Rounding out the panel was Matthew Liebmann, Peabody Professor of American Archaeology and Ethnology and chair of the Department of Anthropology, who spoke about changes made over the last five years, which included creating a coadvising structure, rather than the traditional one-to-one, and creating clearer expectations for students through individual development plans. The department has also implemented an advising cap for faculty.
During the first afternoon session, the three FAS divisional deans gave insights into how long-standing academic structures can help or hinder best practices for teaching as well as intellectual pursuits by faculty.

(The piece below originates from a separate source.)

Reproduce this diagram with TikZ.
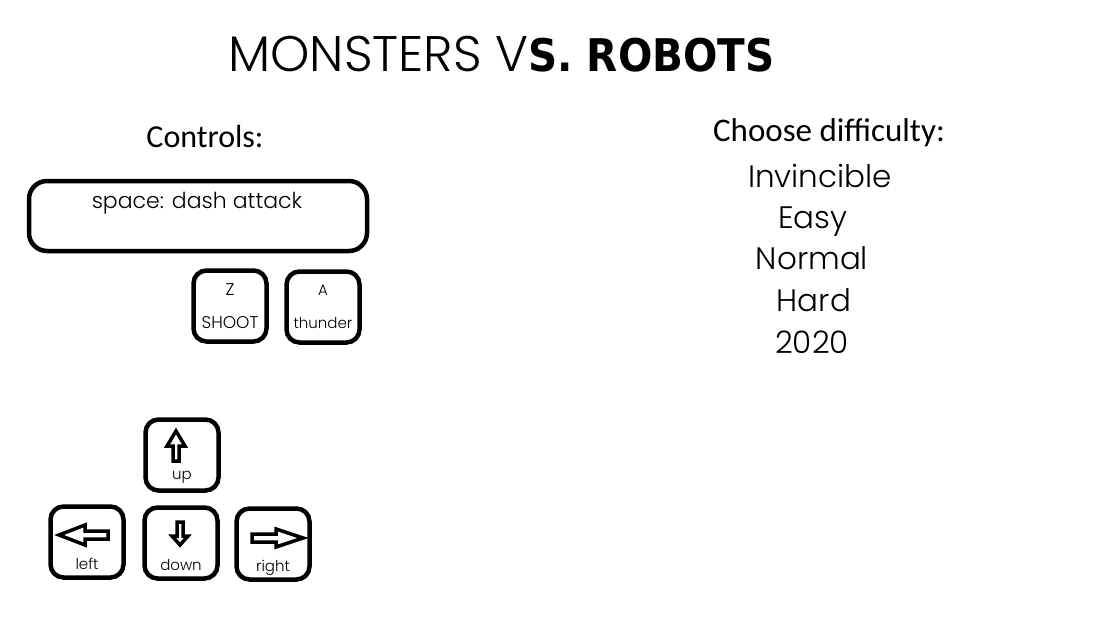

Robin Kelsey PhD ’00, Shirley Carter Burden Professor of Photography and dean of arts and humanities, painted a historical overview of how academic departmental structures have evolved since Harvard’s founding, and how the FAS could examine new opportunities and pathways. He spoke about how Harvard has, throughout its history, added new departments, programs, and centers to meet emerging scholarly interests, but that “we need dynamism that does not rely solely on growth and endless differentiation.”
Building on that theme, Samuel C. Moncher Professor of Physics and of Astronomy and dean of science Christopher Stubbs described a proposal being circulated that would create a centralized administrative structure for cross-disciplinary collaboration without the overhead of a traditional center or program. Instead, groups of faculty who wish to collaborate on a project could apply through a nonburdensome and standardized review process for access to this centralized support for a set period of time, with a clear exit strategy at the end of the project.
Lawrence Bobo, W. E. B. Du Bois Professor of the Social Sciences and dean of social science, spoke about his own division’s efforts to increase communication between departments, centers, and teaching units in a world in which many scholarly disciplines have moved away from narrow or regional areas of focus. The division is also seeking to increase the visibility of some of its key academic centers, such as the David Rockefeller Center for Latin American Studies. These efforts include developing a thorough list of graduate funding opportunities offered across the various centers.
“Our work doesn’t end today,” said Hoekstra, closing out the day. “Further progress on these efforts is really only possible with your continued engagement and partnership.”